Thank you, Mr. Chair.
Thank you for the invitation to appear before your committee today. I'm here with Ernest Meszaros, a senior adviser within Pensions and Benefits at Treasury Board.
We'd like to provide you with an overview of the public service pension plan and the work we do with our partners to manage and administer the plan.
The public service pension plan has existed for over 100 years, since 1870, and in its current form is subject to the Public Service Superannuation Act. The plan provisions in this act have been amended from time to time, with the most recent changes coming last year with budget 2012. The plan is a contributory defined benefit plan covering most of the employees of the federal public service, territorial governments, and certain public service crown corporations. As of March 31, 2012, the pension plan had a total of 565,125 members, of which 313,652 are active contributors.
The President of the Treasury Board is responsible for the overall management of the public service pension plan. The Treasury Board Secretariat provides the president with operational support to manage the provisions of the pension plan, such as providing recommendations on contribution rates and the production of the annual report. The Treasury Board Secretariat also engages with partners such as the Office of the Chief Actuary and the Public Sector Pension Investment Board, both of which are represented here today, and provides them with policy and program advice.

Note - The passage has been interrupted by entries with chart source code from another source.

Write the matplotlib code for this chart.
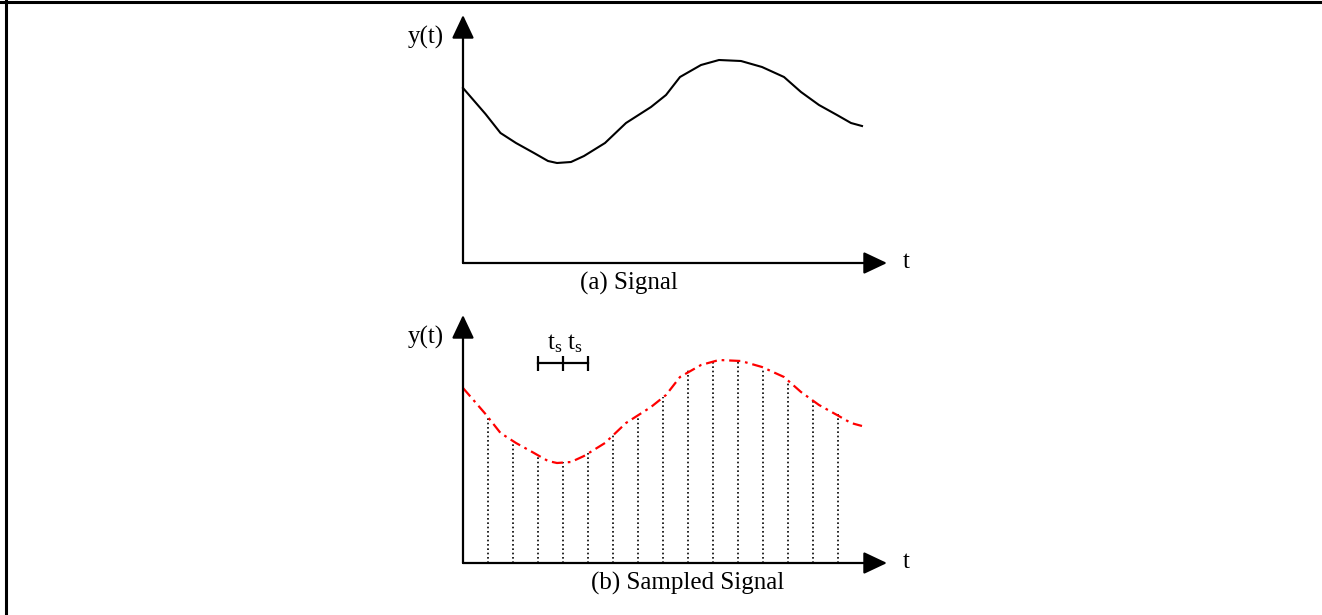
"""Signal vs. sampled signal sketch (two stacked panels with arrow axes)."""

import matplotlib
matplotlib.use('Agg')

import matplotlib.pyplot as plt
from matplotlib.lines import Line2D

plt.rcParams['font.family'] = ['Liberation Serif', 'DejaVu Serif']
plt.rcParams['mathtext.fontset'] = 'custom'
plt.rcParams['mathtext.rm'] = 'Liberation Serif'
plt.rcParams['mathtext.it'] = 'Liberation Serif'

# ── Continuous signal (t in sample periods) ─────────────────────────────────
signal_t = [0.0, 0.9, 1.5, 2.12, 2.84, 3.4, 3.76, 4.32, 4.84, 5.68,
            6.52, 7.52, 8.12, 8.68, 9.52, 10.24, 11.12, 11.96, 12.84, 13.52,
            14.24, 14.96, 15.52, 15.96]
signal_y = [7.0, 5.96, 5.2, 4.8, 4.4, 4.08, 4.0, 4.04, 4.28, 4.8,
            5.6, 6.24, 6.72, 7.44, 7.92, 8.12, 8.08, 7.84, 7.44, 6.84,
            6.32, 5.92, 5.6, 5.48]

# ── Samples (dotted stems) ──────────────────────────────────────────────────
sample_t = [1, 2, 3, 4, 5, 6, 7, 8, 9, 10, 11, 12, 13, 14, 15]
sample_y = [5.84, 4.8, 4.24, 4.04, 4.4, 5.2, 5.8, 6.64, 7.72, 8.04, 8.08,
            7.72, 7.2, 6.52, 6.0]

# sampling-period marker: bar from t=3 to t=5 with a tick at every sample
ts_ticks = [3, 4, 5]
ts_level = 8.0

W, H = 1322, 615
X0 = 463             # pixel column of the y axis
AX_W, AX_H = 450, 250
X_TIP, Y_TIP = 16.96, 9.92
FS = 18


def draw_axes(ax, caption, cap_x):
    ax.set_xlim(0, AX_W / 25)
    ax.set_ylim(0, AX_H / 25)
    ax.axis('off')
    arrow = dict(arrowstyle='-|>,head_length=0.72,head_width=0.34',
                 mutation_scale=20, color='black', lw=1.6,
                 shrinkA=0, shrinkB=0)
    ax.annotate('', xy=(X_TIP, 0), xytext=(0, 0), arrowprops=arrow,
                annotation_clip=False)
    ax.annotate('', xy=(0, Y_TIP), xytext=(0, 0), arrowprops=arrow,
                annotation_clip=False)
    ax.text(-0.76, 9.04, 'y(t)', ha='right', va='center', fontsize=FS,
            clip_on=False)
    ax.text(17.6, 0.02, 't', ha='left', va='center', fontsize=FS,
            clip_on=False)
    ax.text(cap_x, -0.8, caption, ha='center', va='center', fontsize=FS,
            clip_on=False)


def main() -> None:
    fig = plt.figure(figsize=(W / 100, H / 100), dpi=100)

    ax_a = fig.add_axes([X0 / W, (H - 263) / H, AX_W / W, AX_H / H])
    ax_b = fig.add_axes([X0 / W, (H - 563) / H, AX_W / W, AX_H / H])

    # ── (a) continuous signal ───────────────────────────────────────────────
    draw_axes(ax_a, '(a) Signal', 6.64)
    ax_a.plot(signal_t, signal_y, color='black', lw=1.5,
              solid_joinstyle='round', clip_on=False)

    # ── (b) sampled signal ──────────────────────────────────────────────────
    draw_axes(ax_b, '(b) Sampled Signal', 9.0)
    ax_b.vlines(sample_t, 0, sample_y, colors='black', lw=1.2,
                linestyles=(0, (1, 1.6)))
    ax_b.plot(signal_t, signal_y, color='#ff0000', lw=1.6,
              linestyle=(0, (5, 2.2, 1.2, 2.2)), clip_on=False)

    ax_b.plot([ts_ticks[0], ts_ticks[-1]], [ts_level, ts_level],
              color='black', lw=1.6)
    ax_b.vlines(ts_ticks, ts_level - 0.3, ts_level + 0.3, colors='black',
                lw=1.6)
    for x in (3.68, 4.48):
        ax_b.text(x, 8.76, r'$\mathrm{t}_\mathrm{s}$', ha='center',
                  va='center', fontsize=FS)

    # frame fragments: top edge and left edge of the original box
    fig.add_artist(Line2D([0, 1], [1 - 1.5 / H, 1 - 1.5 / H],
                          transform=fig.transFigure, color='black', lw=2.2))
    fig.add_artist(Line2D([5.5 / W, 5.5 / W], [0, 1],
                          transform=fig.transFigure, color='black', lw=2.2))

    fig.savefig('out.png', dpi=100, facecolor='white')
    plt.close(fig)


if __name__ == "__main__":
    main()
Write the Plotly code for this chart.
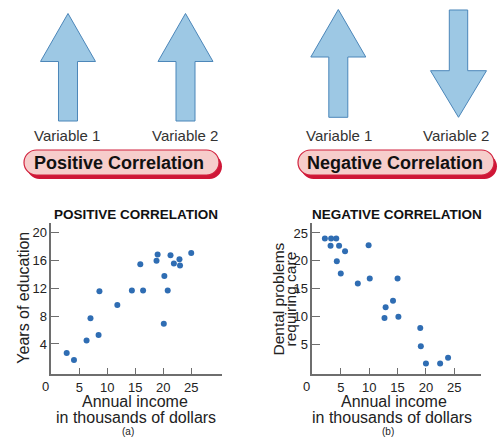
import plotly.graph_objects as go

W, H = 502, 438

# ---- data ----
pos_income = [2.75, 4.05, 6.3, 7.0, 8.45, 8.6, 11.8, 14.4, 15.9, 16.4,
              18.8, 19.0, 20.2, 20.1, 20.8, 21.3, 21.9, 22.9, 23.0, 25.0]
pos_education = [2.7, 1.7, 4.5, 7.7, 5.3, 11.6, 9.6, 11.7, 15.5, 11.7,
                 16.0, 16.9, 13.8, 6.9, 11.7, 16.8, 15.6, 16.2, 15.3, 17.1]

neg_income = [2.2, 3.3, 4.2, 3.2, 4.7, 5.75, 4.3, 5.0, 8.0, 9.9, 10.1,
              12.9, 12.7, 14.2, 15.0, 15.15, 19.0, 19.1, 20.0, 22.5, 23.9]
neg_dental = [24.0, 24.0, 24.0, 22.7, 22.7, 21.7, 19.9, 17.7, 15.9, 22.8, 16.8,
              11.6, 9.7, 12.8, 16.8, 9.9, 7.9, 4.6, 1.5, 1.5, 2.5]

x_ticks = [5, 10, 15, 20, 25]
pos_y_ticks = [4, 8, 12, 16, 20]
neg_y_ticks = [5, 10, 15, 20, 25]

FONT = "Liberation Sans, Arial, Helvetica, sans-serif"
DOT = "#2f6db3"
AXC = "#6e6e6e"
TXT = "#222222"


def P(x, y):
    return x / W, 1 - y / H


def path(points, close=True):
    s = ""
    for i, (x, y) in enumerate(points):
        px, py = P(x, y)
        s += ("M" if i == 0 else "L") + f"{px:.5f},{py:.5f} "
    return s + ("Z" if close else "")


def up_arrow(cx, tip, hb, bottom, hh=27.5, hs=9.5):
    return path([(cx, tip), (cx + hh, hb), (cx + hs, hb), (cx + hs, bottom),
                 (cx - hs, bottom), (cx - hs, hb), (cx - hh, hb)])


def down_arrow(cx, top, hb, tip, hh=28, hs=9.2):
    return path([(cx - hs, top), (cx + hs, top), (cx + hs, hb), (cx + hh, hb),
                 (cx, tip), (cx - hh, hb), (cx - hs, hb)])


def pill(x0, x1, y0, y1):
    r = (y1 - y0) / 2
    k = 0.5523 * r

    def pt(x, y):
        a, b = P(x, y)
        return f"{a:.5f},{b:.5f}"
    s = "M" + pt(x0 + r, y0) + " L" + pt(x1 - r, y0)
    s += " C" + pt(x1 - r + k, y0) + " " + pt(x1, y0 + r - k) + " " + pt(x1, y0 + r)
    s += " C" + pt(x1, y0 + r + k) + " " + pt(x1 - r + k, y1) + " " + pt(x1 - r, y1)
    s += " L" + pt(x0 + r, y1)
    s += " C" + pt(x0 + r - k, y1) + " " + pt(x0, y0 + r + k) + " " + pt(x0, y0 + r)
    s += " C" + pt(x0, y0 + r - k) + " " + pt(x0 + r - k, y0) + " " + pt(x0 + r, y0) + " Z"
    return s


fig = go.Figure()
fig.add_trace(go.Scatter(x=pos_income, y=pos_education, mode="markers",
                         marker=dict(size=6, color=DOT), xaxis="x", yaxis="y",
                         showlegend=False, hoverinfo="skip"))
fig.add_trace(go.Scatter(x=neg_income, y=neg_dental, mode="markers",
                         marker=dict(size=6, color=DOT), xaxis="x2", yaxis="y2",
                         showlegend=False, hoverinfo="skip"))

ax = dict(showline=True, linecolor=AXC, linewidth=1.5, ticks="inside",
          tickcolor=AXC, tickwidth=1, showgrid=False, zeroline=False,
          tickfont=dict(family=FONT, size=13, color=TXT), fixedrange=True)

ydom = [1 - 374.3 / H, 1 - 223 / H]

fig.update_layout(
    width=W, height=H, autosize=False,
    margin=dict(l=0, r=0, t=0, b=0),
    paper_bgcolor="white", plot_bgcolor="white",
    xaxis=dict(ax, domain=[51.3 / W, 222 / W], range=[0, 30.5], anchor="y",
               tickvals=x_ticks, ticklen=7),
    yaxis=dict(ax, domain=ydom, range=[-0.37, 21.43], anchor="x",
               tickvals=pos_y_ticks, ticklen=8),
    xaxis2=dict(ax, domain=[312.4 / W, 481 / W], range=[0, 29.7], anchor="y2",
                tickvals=x_ticks, ticklen=7),
    yaxis2=dict(ax, domain=ydom, range=[-0.46, 26.8], anchor="x2",
                tickvals=neg_y_ticks, ticklen=8),
)

shapes = []
ARROW_FILL = "#9dc8e4"
ARROW_LINE = "#4b86b9"
for p in [up_arrow(68, 13.5, 61.5, 121), up_arrow(185.5, 13.5, 61.5, 121),
          up_arrow(338.3, 9.5, 57, 117.3), down_arrow(458.5, 10, 70.7, 117.3)]:
    shapes.append(dict(type="path", xref="paper", yref="paper", path=p,
                       fillcolor=ARROW_FILL, line=dict(color=ARROW_LINE, width=1)))

for (x0, x1) in [(24, 219), (298, 494)]:
    shapes.append(dict(type="path", xref="paper", yref="paper",
                       path=pill(x0 + 3, x1 + 3, 150 + 4, 175 + 4),
                       fillcolor="#cf1637", line=dict(width=0)))
    shapes.append(dict(type="path", xref="paper", yref="paper",
                       path=pill(x0, x1, 150, 175),
                       fillcolor="#f6cdcb", line=dict(color="#d2233f", width=1.2)))
fig.update_layout(shapes=shapes)

ann = []


def text(s, x, y, size, bold=False, angle=0, color=TXT):
    px, py = P(x, y)
    ann.append(dict(text=f"<b>{s}</b>" if bold else s, x=px, y=py,
                    xref="paper", yref="paper", xanchor="center", yanchor="middle",
                    showarrow=False, textangle=angle, borderpad=0,
                    font=dict(family=FONT, size=size, color=color)))


text("Variable 1", 67, 135, 15, color="#333333")
text("Variable 2", 185, 135, 15, color="#333333")
text("Variable 1", 339, 135, 15, color="#333333")
text("Variable 2", 456, 135, 15, color="#333333")
text("Positive Correlation", 119, 163, 18, bold=True, color="#111111")
text("Negative Correlation", 395, 163, 18, bold=True, color="#111111")

text("POSITIVE CORRELATION", 136, 214, 13.5, bold=True, color="#111111")
text("NEGATIVE CORRELATION", 396.5, 214, 13.5, bold=True, color="#111111")

text("Years of education", 22.7, 298, 16, angle=-90)
text("Dental problems", 277.5, 299, 15.5, angle=-90)
text("requiring care", 289.5, 299, 15.5, angle=-90)

text("Annual income", 135, 401.5, 16)
text("in thousands of dollars", 135.8, 417.5, 16)
text("(a)", 128.3, 431.5, 10)
text("Annual income", 394.3, 401.5, 16)
text("in thousands of dollars", 391.8, 417.5, 16)
text("(b)", 387.7, 431, 10)

text("0", 45.5, 386, 13)
text("0", 306, 386, 13)

fig.update_layout(annotations=ann)

fig.write_html("out.html", config={"displayModeBar": False},
               post_script="document.body.style.margin='0';document.body.style.padding='0';")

Public Works and Government Services Canada is responsible for the day-to-day administration of the plan. The Public Service Pension Advisory Committee, composed of employee, employer, and pensioner representatives, is established under legislation to provide advice to the President of the Treasury Board on various matters relating to the plan.
Under the Public Service Superannuation Act, a member's pension benefit is determined as 2% times the number of years of service, up to a maximum of 35 years, times the average of the five highest-paid years of salary. Pension benefits are coordinated with the Canada Pension Plan and the Quebec Pension Plan, and indexed to the consumer price index.
The plan was most recently amended on January 1, 2013, to implement the following changes announced in budget 2012: employee contributions will be increased over a five-year period to reach a 50-50 current service cost-sharing ratio between government and employees by 2017; the government's share of the cost as of 2012 was 62%. New employees joining the plan after January 1, 2013, will be eligible for an unreduced pension at age 65 instead of age 60 for pre-2013 members; and other age-related retirement thresholds were also increased by five years for new employees. The Public Service Pension Plan Advisory Committee was consulted on these changes prior to their coming into effect. The chief actuary was also enlisted to provide expert advice.
Prior to 2000, employee and government contributions were not invested. In 2000, the government established the Public Sector Pension Investment Board, PSPIB, in order to invest pension contributions into the capital markets. Employee and government pension contributions, net of payments and expenses, are now sent to PSPIB and invested. The funding of the post-2000 pension liability is dependent on employee and government contributions and the returns achieved by PSPIB on the invested assets. The president is responsible to make certain funding decisions for the plan and relies on advice from the chief actuary.
The chief actuary generally provides this advice through actuarial valuations. The most recent valuation for funding purposes was completed as at March 31, 2011. This report was tabled in Parliament on June 21, 2012. The chief actuary also prepared an updated actuarial report for the public service pension plan to reflect the plan design changes outlined in budget 2012. This report was tabled in Parliament on March 25 of this year.
The president, based on advice from the chief actuary, recommends employee contributions to the Treasury Board for approval. The rates for 2013, 2014, and 2015 have been approved and implemented. Based on actuarial advice from the chief actuary, the president approves government contributions that are required in addition to the approved employee contributions to pay for the current service cost.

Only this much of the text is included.